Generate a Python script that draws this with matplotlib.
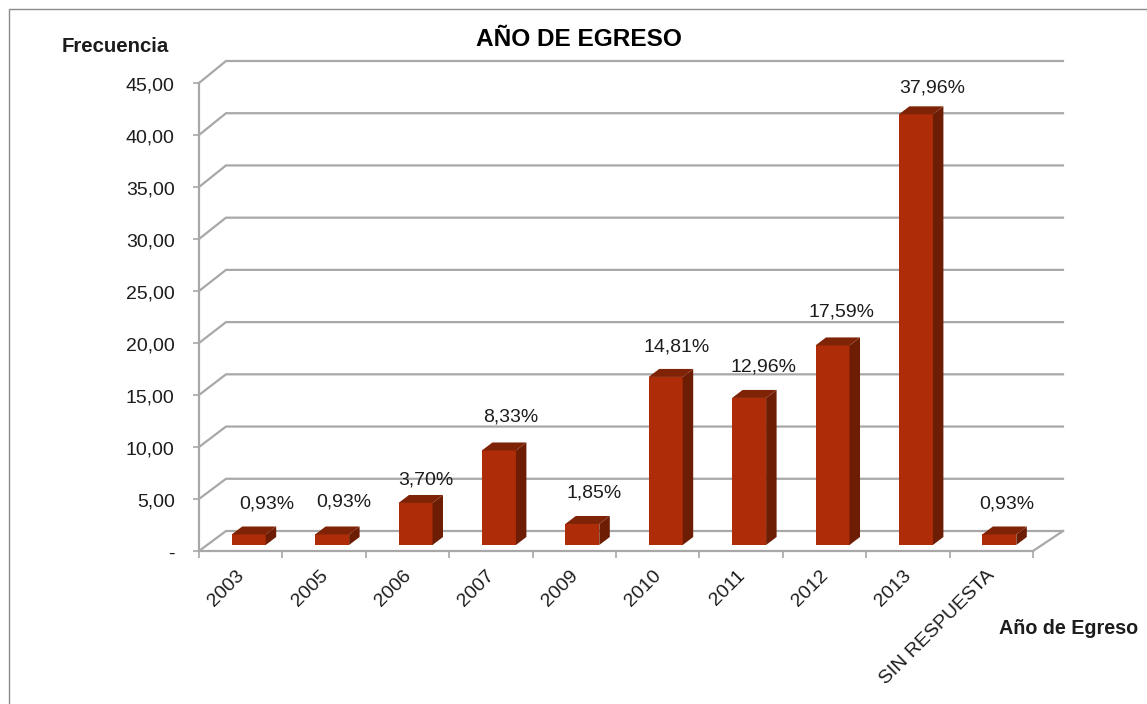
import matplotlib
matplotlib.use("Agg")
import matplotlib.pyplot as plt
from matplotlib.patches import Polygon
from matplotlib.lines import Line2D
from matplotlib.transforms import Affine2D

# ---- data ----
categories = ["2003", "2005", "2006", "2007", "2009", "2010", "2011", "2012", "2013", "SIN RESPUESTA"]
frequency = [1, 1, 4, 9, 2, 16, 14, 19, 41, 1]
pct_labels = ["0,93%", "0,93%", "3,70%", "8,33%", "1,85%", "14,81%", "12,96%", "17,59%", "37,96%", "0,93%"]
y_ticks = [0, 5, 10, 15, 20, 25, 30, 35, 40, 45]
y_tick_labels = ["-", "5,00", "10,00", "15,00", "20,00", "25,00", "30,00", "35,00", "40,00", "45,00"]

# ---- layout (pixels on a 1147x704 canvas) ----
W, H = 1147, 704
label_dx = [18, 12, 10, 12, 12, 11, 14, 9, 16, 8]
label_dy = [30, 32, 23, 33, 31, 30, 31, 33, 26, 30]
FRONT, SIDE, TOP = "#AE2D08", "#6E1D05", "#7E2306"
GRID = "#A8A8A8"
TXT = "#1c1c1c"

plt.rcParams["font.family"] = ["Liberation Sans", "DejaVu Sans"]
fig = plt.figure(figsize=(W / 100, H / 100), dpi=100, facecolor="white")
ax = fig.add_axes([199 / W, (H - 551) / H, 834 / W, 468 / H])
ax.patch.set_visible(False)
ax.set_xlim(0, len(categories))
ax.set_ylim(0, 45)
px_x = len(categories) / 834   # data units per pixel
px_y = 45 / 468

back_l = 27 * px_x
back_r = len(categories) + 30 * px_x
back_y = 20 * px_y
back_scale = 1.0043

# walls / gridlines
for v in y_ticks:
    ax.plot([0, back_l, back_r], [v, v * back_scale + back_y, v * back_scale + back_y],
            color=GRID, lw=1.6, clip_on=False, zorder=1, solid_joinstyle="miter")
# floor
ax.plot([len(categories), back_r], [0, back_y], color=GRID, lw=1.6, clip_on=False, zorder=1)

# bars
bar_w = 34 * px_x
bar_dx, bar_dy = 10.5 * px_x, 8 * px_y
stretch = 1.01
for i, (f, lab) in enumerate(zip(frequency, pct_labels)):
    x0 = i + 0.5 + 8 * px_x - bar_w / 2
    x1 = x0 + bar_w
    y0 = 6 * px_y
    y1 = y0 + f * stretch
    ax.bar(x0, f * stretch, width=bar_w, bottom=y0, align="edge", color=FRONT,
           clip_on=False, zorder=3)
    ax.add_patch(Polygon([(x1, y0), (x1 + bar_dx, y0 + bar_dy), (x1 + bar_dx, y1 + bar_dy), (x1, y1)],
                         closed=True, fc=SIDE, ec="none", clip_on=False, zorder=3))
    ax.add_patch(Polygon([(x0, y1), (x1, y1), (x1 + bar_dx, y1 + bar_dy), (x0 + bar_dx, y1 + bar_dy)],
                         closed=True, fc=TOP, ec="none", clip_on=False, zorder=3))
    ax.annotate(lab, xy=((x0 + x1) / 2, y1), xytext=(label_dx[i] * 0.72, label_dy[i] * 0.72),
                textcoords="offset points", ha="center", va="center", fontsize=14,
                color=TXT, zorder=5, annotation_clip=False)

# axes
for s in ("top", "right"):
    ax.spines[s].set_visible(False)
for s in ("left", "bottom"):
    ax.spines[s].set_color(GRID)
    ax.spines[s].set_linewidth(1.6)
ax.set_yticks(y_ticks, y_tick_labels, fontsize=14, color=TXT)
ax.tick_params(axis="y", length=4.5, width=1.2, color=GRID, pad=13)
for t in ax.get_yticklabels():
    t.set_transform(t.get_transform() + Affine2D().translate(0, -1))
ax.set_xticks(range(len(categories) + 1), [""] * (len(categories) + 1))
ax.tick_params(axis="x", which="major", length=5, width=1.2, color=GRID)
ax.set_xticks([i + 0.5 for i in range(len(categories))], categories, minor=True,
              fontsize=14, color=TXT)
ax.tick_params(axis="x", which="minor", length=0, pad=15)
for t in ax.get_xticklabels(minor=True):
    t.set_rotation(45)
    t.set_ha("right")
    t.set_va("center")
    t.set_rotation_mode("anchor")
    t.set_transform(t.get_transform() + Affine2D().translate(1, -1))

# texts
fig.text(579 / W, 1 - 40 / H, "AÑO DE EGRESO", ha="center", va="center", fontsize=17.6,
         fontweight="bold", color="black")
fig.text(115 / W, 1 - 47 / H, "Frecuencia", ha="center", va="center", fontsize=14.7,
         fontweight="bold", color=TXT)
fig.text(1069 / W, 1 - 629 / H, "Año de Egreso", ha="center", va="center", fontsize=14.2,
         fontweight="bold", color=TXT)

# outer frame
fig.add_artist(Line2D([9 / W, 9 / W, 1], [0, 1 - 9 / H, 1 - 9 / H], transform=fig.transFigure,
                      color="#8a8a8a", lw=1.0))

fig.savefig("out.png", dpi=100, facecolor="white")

[Set task] Repeat all of the data above word for word, minus the pictures.

[Full response]
Generate a Python script that draws this with matplotlib.
import matplotlib
matplotlib.use("Agg")
import matplotlib.pyplot as plt
from matplotlib.patches import Polygon
from matplotlib.lines import Line2D
from matplotlib.transforms import Affine2D

# ---- data ----
categories = ["2003", "2005", "2006", "2007", "2009", "2010", "2011", "2012", "2013", "SIN RESPUESTA"]
frequency = [1, 1, 4, 9, 2, 16, 14, 19, 41, 1]
pct_labels = ["0,93%", "0,93%", "3,70%", "8,33%", "1,85%", "14,81%", "12,96%", "17,59%", "37,96%", "0,93%"]
y_ticks = [0, 5, 10, 15, 20, 25, 30, 35, 40, 45]
y_tick_labels = ["-", "5,00", "10,00", "15,00", "20,00", "25,00", "30,00", "35,00", "40,00", "45,00"]

# ---- layout (pixels on a 1147x704 canvas) ----
W, H = 1147, 704
label_dx = [18, 12, 10, 12, 12, 11, 14, 9, 16, 8]
label_dy = [30, 32, 23, 33, 31, 30, 31, 33, 26, 30]
FRONT, SIDE, TOP = "#AE2D08", "#6E1D05", "#7E2306"
GRID = "#A8A8A8"
TXT = "#1c1c1c"

plt.rcParams["font.family"] = ["Liberation Sans", "DejaVu Sans"]
fig = plt.figure(figsize=(W / 100, H / 100), dpi=100, facecolor="white")
ax = fig.add_axes([199 / W, (H - 551) / H, 834 / W, 468 / H])
ax.patch.set_visible(False)
ax.set_xlim(0, len(categories))
ax.set_ylim(0, 45)
px_x = len(categories) / 834   # data units per pixel
px_y = 45 / 468

back_l = 27 * px_x
back_r = len(categories) + 30 * px_x
back_y = 20 * px_y
back_scale = 1.0043

# walls / gridlines
for v in y_ticks:
    ax.plot([0, back_l, back_r], [v, v * back_scale + back_y, v * back_scale + back_y],
            color=GRID, lw=1.6, clip_on=False, zorder=1, solid_joinstyle="miter")
# floor
ax.plot([len(categories), back_r], [0, back_y], color=GRID, lw=1.6, clip_on=False, zorder=1)

# bars
bar_w = 34 * px_x
bar_dx, bar_dy = 10.5 * px_x, 8 * px_y
stretch = 1.01
for i, (f, lab) in enumerate(zip(frequency, pct_labels)):
    x0 = i + 0.5 + 8 * px_x - bar_w / 2
    x1 = x0 + bar_w
    y0 = 6 * px_y
    y1 = y0 + f * stretch
    ax.bar(x0, f * stretch, width=bar_w, bottom=y0, align="edge", color=FRONT,
           clip_on=False, zorder=3)
    ax.add_patch(Polygon([(x1, y0), (x1 + bar_dx, y0 + bar_dy), (x1 + bar_dx, y1 + bar_dy), (x1, y1)],
                         closed=True, fc=SIDE, ec="none", clip_on=False, zorder=3))
    ax.add_patch(Polygon([(x0, y1), (x1, y1), (x1 + bar_dx, y1 + bar_dy), (x0 + bar_dx, y1 + bar_dy)],
                         closed=True, fc=TOP, ec="none", clip_on=False, zorder=3))
    ax.annotate(lab, xy=((x0 + x1) / 2, y1), xytext=(label_dx[i] * 0.72, label_dy[i] * 0.72),
                textcoords="offset points", ha="center", va="center", fontsize=14,
                color=TXT, zorder=5, annotation_clip=False)

# axes
for s in ("top", "right"):
    ax.spines[s].set_visible(False)
for s in ("left", "bottom"):
    ax.spines[s].set_color(GRID)
    ax.spines[s].set_linewidth(1.6)
ax.set_yticks(y_ticks, y_tick_labels, fontsize=14, color=TXT)
ax.tick_params(axis="y", length=4.5, width=1.2, color=GRID, pad=13)
for t in ax.get_yticklabels():
    t.set_transform(t.get_transform() + Affine2D().translate(0, -1))
ax.set_xticks(range(len(categories) + 1), [""] * (len(categories) + 1))
ax.tick_params(axis="x", which="major", length=5, width=1.2, color=GRID)
ax.set_xticks([i + 0.5 for i in range(len(categories))], categories, minor=True,
              fontsize=14, color=TXT)
ax.tick_params(axis="x", which="minor", length=0, pad=15)
for t in ax.get_xticklabels(minor=True):
    t.set_rotation(45)
    t.set_ha("right")
    t.set_va("center")
    t.set_rotation_mode("anchor")
    t.set_transform(t.get_transform() + Affine2D().translate(1, -1))

# texts
fig.text(579 / W, 1 - 40 / H, "AÑO DE EGRESO", ha="center", va="center", fontsize=17.6,
         fontweight="bold", color="black")
fig.text(115 / W, 1 - 47 / H, "Frecuencia", ha="center", va="center", fontsize=14.7,
         fontweight="bold", color=TXT)
fig.text(1069 / W, 1 - 629 / H, "Año de Egreso", ha="center", va="center", fontsize=14.2,
         fontweight="bold", color=TXT)

# outer frame
fig.add_artist(Line2D([9 / W, 9 / W, 1], [0, 1 - 9 / H, 1 - 9 / H], transform=fig.transFigure,
                      color="#8a8a8a", lw=1.0))

fig.savefig("out.png", dpi=100, facecolor="white")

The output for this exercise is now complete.